Jul 08, 2016 09:10 PM EDT
The Sub-Saharan Africa threatens millions of people's life because of the overlapping burdens brought both by malaria and HIV. A Yale-led study in Africa is researching about the impact made by HIV therapy in antimalarial therapy effectiveness.
The combination antiretroviral therapy (cART) is used to surpress the replication of HIV, In return, the disease will have slower progression. However, this treatment which causes an elevation in immune system is associated with high risk of diseases not related to AIDS in HIV positive individuals, Medical Xpress reported.
Antiretroviral therapy also change the effectiveness of antimalarial therapy in patients who are treated for HIV and malaria.
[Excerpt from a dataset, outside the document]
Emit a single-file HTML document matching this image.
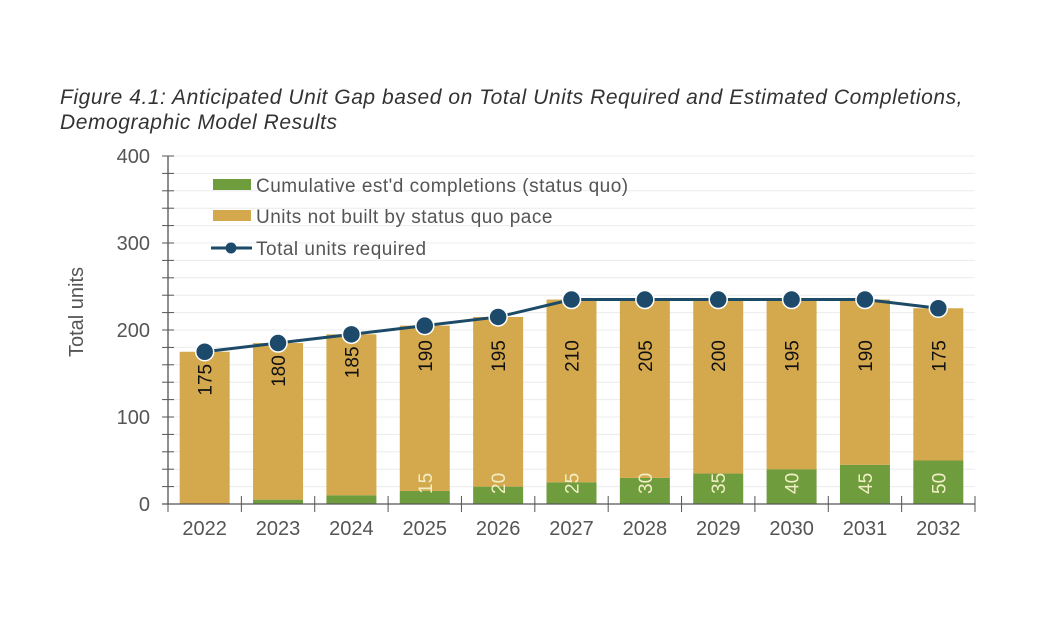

The significant change is now being studied by one of Yale University's researcher.
The new study which is led by Sunil Parikh, M.D., has results published in the journal Clinical Infectious Diseases. The results shows that some ART treatments alter the effectiveness of an antimalarial called 'artemether-lumefantrine' which is used widely worldwide for treating malaria. Together with Dr. Parikh are 11 other scientists which came from the University of California in San Francisco and Africa, Yale School of Public Health reported.
Dr. sunil Parikh is a researcher in Yale School of Public Health and also an assistant professor in Department of Epidemiology of Microbial Diseases.
Malaria and HIV are two of the major health concerns in the region where the study is conducted. In the said region in the sub-Saharan Africa, 25 million people were positive in HIV. In 2013, there were a total of 198 million people recorded with malaria cases. This merely shows that further study with regards to co-infection is really needed in the region.
International efforts focused towards the African region significantly reduced the number of malaria incidents, however, the disease is still considered as a major killer. In 2013, there were about 600,000 deaths caused by malaria. In Uganda alone, people are infected by this mosquito-borne parasite for up to six times per year, on the average.